We Just Found Something Very Disturbing Inside The Deepest Sea Creatures On Earth

It should come as no surprise now that plastic is being found in every corner of the Earth. From the North Pole to the deepest parts of the planet. It doesn’t make it any less sickening though, and the revelation that plastic has been found in the stomachs of sea creatures in all six of the ocean’s known deepest areas is pretty nauseating.

Exploring the Mariana, Japan, Izu-Bonin, Peru-Chile, New Hebrides, and Kermadec trenches, spanning the Pacific ocean, researchers from Newcastle University in the UK discovered plastics ingested by deep-sea creatures in every single one.

Led by Dr Alan Jamieson, the team studied 90 crustaceans from the trenches that are 7-10 kilometers (4.3-6.2 miles) deep and found fragments of synthetic fibers including Rayon and Lyocell, which are microfibers used in the production of Nylon, polyamide, polyethylene, and PVC.

“We published a study earlier this year showing high levels of organic pollutants in the very deepest seas and lots of people asked us about the presence of plastics, so we decided to have a look,” explained Dr Jamieson.

“The results were both immediate and startling… there were instances where the fibres could actually be seen in the stomach contents as they were being removed.”

Using deep-sea “landers” developed by Jamieson, the team explored the deepest parts of the ocean, including the Challenger Deep, the deepest known place on Earth at 10,916 meters (35,814 feet).

They found plastic consumption varied between trenches – from 50 percent in the South Pacific’s New Hebrides trench to 100 percent in the Mariana Trench in the western Pacific – but was present in all.

“We felt we had to do this study given the unique access we have to some of the most remote places on earth, and we are using these samples to make a poignant statement about mankind’s legacy,” Dr Jamieson explained.

That legacy, it appears, is that there is no marine ecosystem left on Earth that hasn’t been contaminated by anthropogenic debris.

There are an estimated 300 million tonnes (330 million US tons) of plastic in the ocean, much of it floating on the surface, so easily observed. From the infamous Great Pacific Garbage Patch, and the more recently-discovered garbage patch the size of Mexico off the coast of Chile, to the recent shocking photos revealing a sea of plastic in the Caribbean.

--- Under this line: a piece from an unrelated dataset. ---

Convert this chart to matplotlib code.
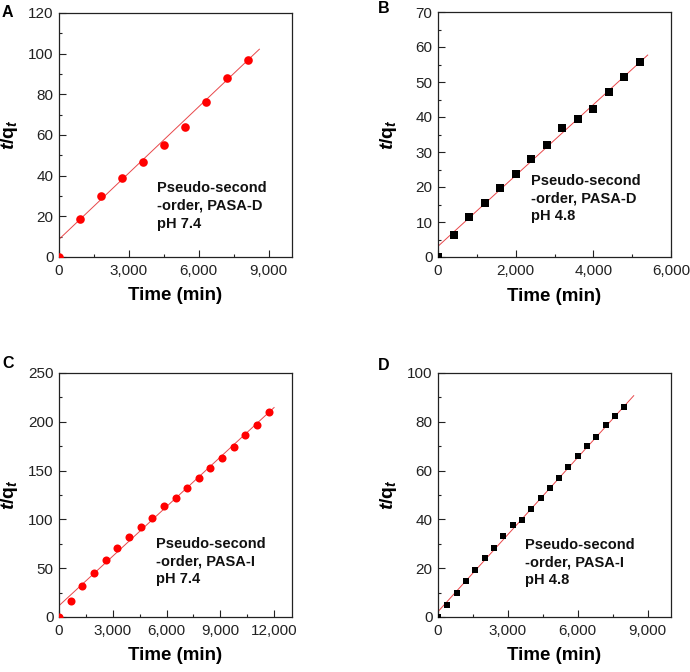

The extent to which animals are suffering from plastic pollution is also quite clear, from whales being euthanized after swallowing plastic bags to fish and turtles growing around plastic they are trapped in. 

Sadly, the legacy of this study shows that places and creatures barely explored and studied by humanity are being affected by plastic pollution, and by the time we get to them it may be too late.